Comentário de outra professora naquele mesmo grupo de e-mails:
"Os que conviveram com a Dudu e com suas convicções diante da vida a da arte sabem das lições que aprendemos e que temos a missão de levar adiante!".
Como artista, Maria Lúcia fez pintura, livros de artista e vídeos, mas se destacou sobretudo na produção de gravuras e em seus desdobramentos. Tinha um trabalho ao mesmo tempo forte e delicado, sensível e rigoroso, e que se erguia justamente a partir de uma estimulante série de paradoxos.
Com pleno domínio da técnica de gravura, Maria Lúcia empenhou-se em subverter as particularidades essenciais dessa categoria (gravura, grosso modo, é a arte em que se fixa uma imagem sobre uma matriz, como madeira ou metal, para depois transferir esse desenho para outro suporte, quase sempre papel). A gravura de Maria Lúcia justamente colocava em xeque questões como a possibilidade de impressão e reimpressão, a relação entre matriz e cópia, o original e o único, o gesto, o corte, a incisão.

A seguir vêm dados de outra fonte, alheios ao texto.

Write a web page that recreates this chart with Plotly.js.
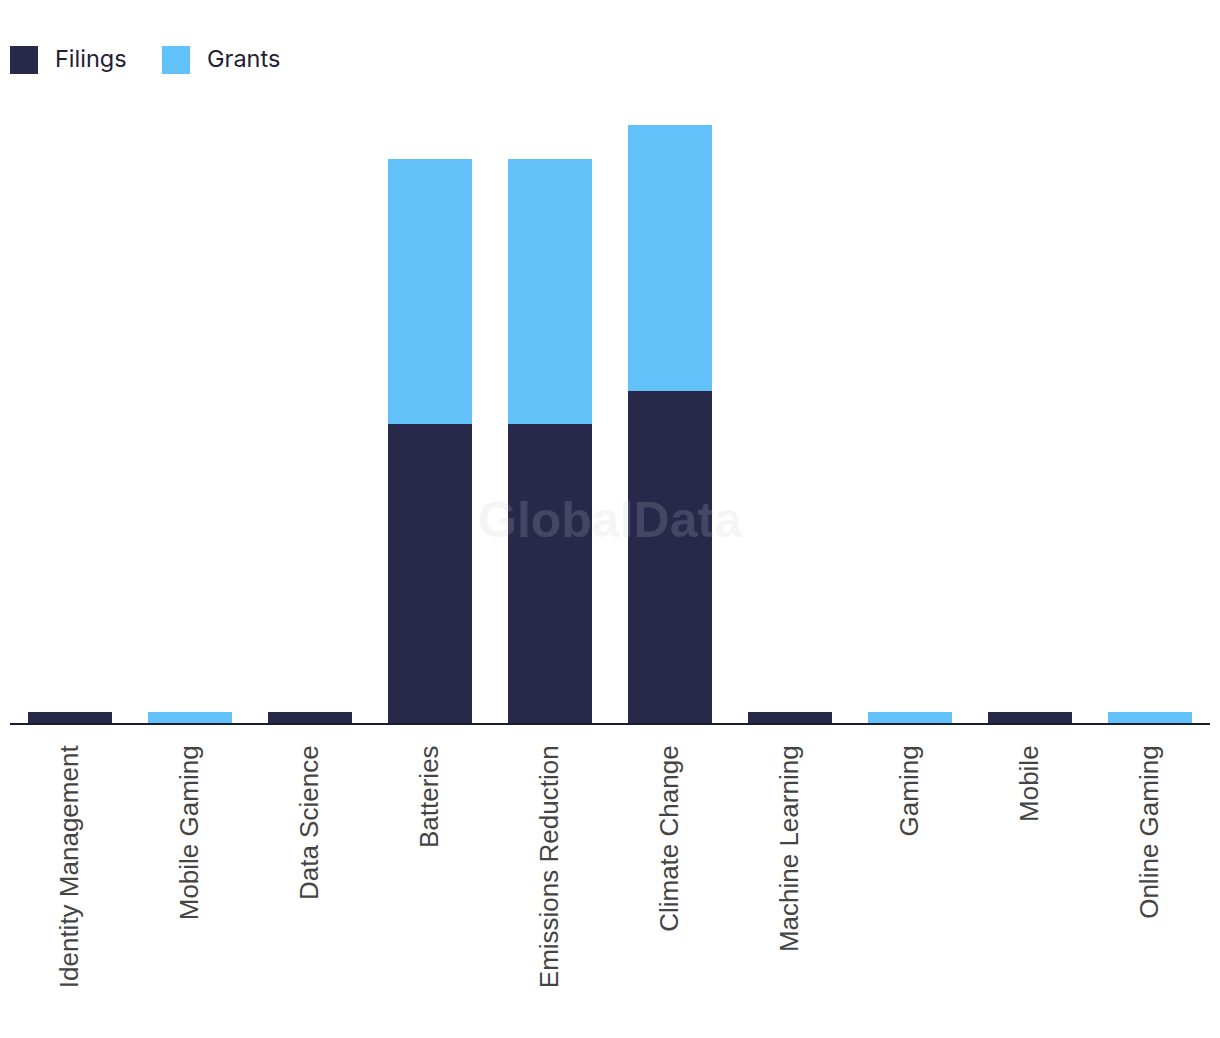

Em seus trabalhos mais conhecidos, ela carimbava milimétrica e obsessivamente um mesmo quadradinho, com as mesmas pequenas linhas, tudo igual mas tudo diferente, com sutis mudanças de cor e de tom, de pressão e impressão. Ela cortava para tornar mais leve. A precisão matemática se convertia em beleza. Mais do que uma partitura, menos do que um alfabeto, oferecia uma melodia quase minimalista, o acúmulo e a repetição fazendo aflorar a grandeza dos pequenos gestos. Feito um sorriso sereno.